Der Druck durch industrielle Hersteller ist groß. „Ich muss echt rechnen jeden Monat und habe viele schlaflose Nächte", berichtet Kühn. Er könnte sich das Leben leichter machen: die bestlaufenden Produkte nehmen, Maschinen anschaffen und „Peace geht raus". Doch ein betriebswirtschaftlich bis ins Letzte optimiertes Business, das ist nicht sein Anspruch.

Kühn ist stolz darauf, dass er seine Mitarbeiter rund ums Jahr beschäftigt, trotz saisonaler Schwankungen bei den Absätzen. Die Lebensqualität, seine eigene und die des Teams, ist ihm enorm wichtig. Ein Faktor, der sich auch wieder auf die Produktqualität auswirkt, da ist er sich sicher. Diese „Liebe" sei in den Schokoladen zu schmecken.

Eine Unternehmung mit 80 Mitarbeitern führen, neue Produkte entwickeln, in jedem Prozess noch drinstecken - wie bekommt man das hin? „Ich fahre dreimal die Woche 100 Kilometer Rennrad, um einen Ausgleich zu haben." Kühn war früher Radsportler.

Thüringens Landschaft wird Schokolade

Dass entspannt sein und entspannt bleiben eine Aufgabe ist, das musste der umtriebige Erfurter erst lernen. Er wohnt mit seiner Frau und seinen drei Kindern etwas außerhalb, ein kleines Häuschen im Wald mit 40 Quadratmetern Grundfläche. Dort sitzt er abends oft mit seiner Frau im Garten. „Wir gucken auf die Bäume, die da rauschen und da kannste nochmal so viel Geld verdienen, dadurch wird der Baum auch nicht schöner." Auch das entspannt: Das ganze Schaffen aus Freude an der Sache, nicht aus Geldstreben.

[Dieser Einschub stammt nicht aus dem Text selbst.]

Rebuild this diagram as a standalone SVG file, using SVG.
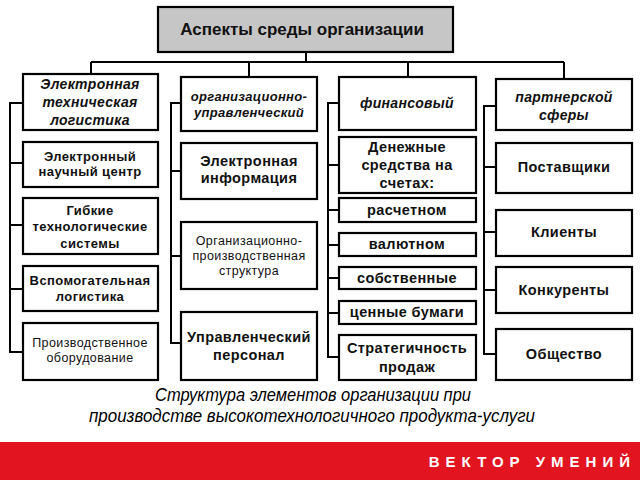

Bei seinen Radtouren durch das Umland kommen Kühn auch Ideen für neue Kreationen. Die „Inselsberge", Nougat-Schokoladen-Trüffel mit ganzer Haselnuss, entstanden drei Wochen, nachdem er den Großen Inselsberg im Thüringer Wald gesehen hatte. Die „Le Tour Schokolade" hat Kühn zusammen mit Marcel Kittel entworfen, Profiradfahrer aus der Region und mehrfacher Tour-de-France-Etappensieger. „Am Leben teilhaben", so nennt der Goldhelm-Chef das.

Sein Rezept für neue Rezepturen: Mit offenen Augen und Geschmacksknospen durchs Leben gehen, sich inspirieren lassen, Dinge aufnehmen. Bis vor kurzem habe er japanische Limette für seine Produkte verwendet, erzählt Kühn, die habe er jetzt aussortiert zugunsten von Mirabellen aus der Region. „Wenn du diese Mirabelle zum richtigen Zeitpunkt pflückst, hat die noch die Säure und eine Frucht, du beamst dich weg!"

Goethe war auch schon mal da

Alex Kühn hält es kaum auf seinem Stuhl, echte Begeisterung. Diesen Weg möchte er weiter beschreiten, mehr mit der Natur machen. Deswegen hat er einen Bauernhof gekauft, zehn Autominuten von der Manufaktur entfernt. Aktuell wird der ausgebaut, im Sommer 2019 soll die Produktion von dem Gewerbegebiet dorthin verlagert werden. „Das ist so ein altes Fachwerkhaus. Das war schon mal ein Rittergut und eine alte Postkutschenstation", berichtet Kühn. Und dass Goethe da schon mal Halt gemacht habe.

Große Pläne hat er für den Hof. Früchte anbauen, einmachen und verarbeiten, Kühe, die Milch liefern für das Eis der Eiskrämer. „Ich bin der festen Überzeugung, dass die Natur uns allen gut tut." Ein gesteigertes Bewusstsein für ehrliche, handwerklich produzierte Produkte habe er in den vergangenen Jahren bei seinen Kunden beobachten können, sagt Kühn.

„Es wird immer mehr wertgeschätzt, es gibt hier immer mehr Menschen, die das Leben genießen möchten." Für diese Menschen soll es auf dem Hof dann auch Seminare und Veranstaltungen geben. Wenn sie Glück haben, vielleicht sogar etwas mit Feuer, Klampfe und Geschichten aus aller Welt - die große Alex-Kühn-Show.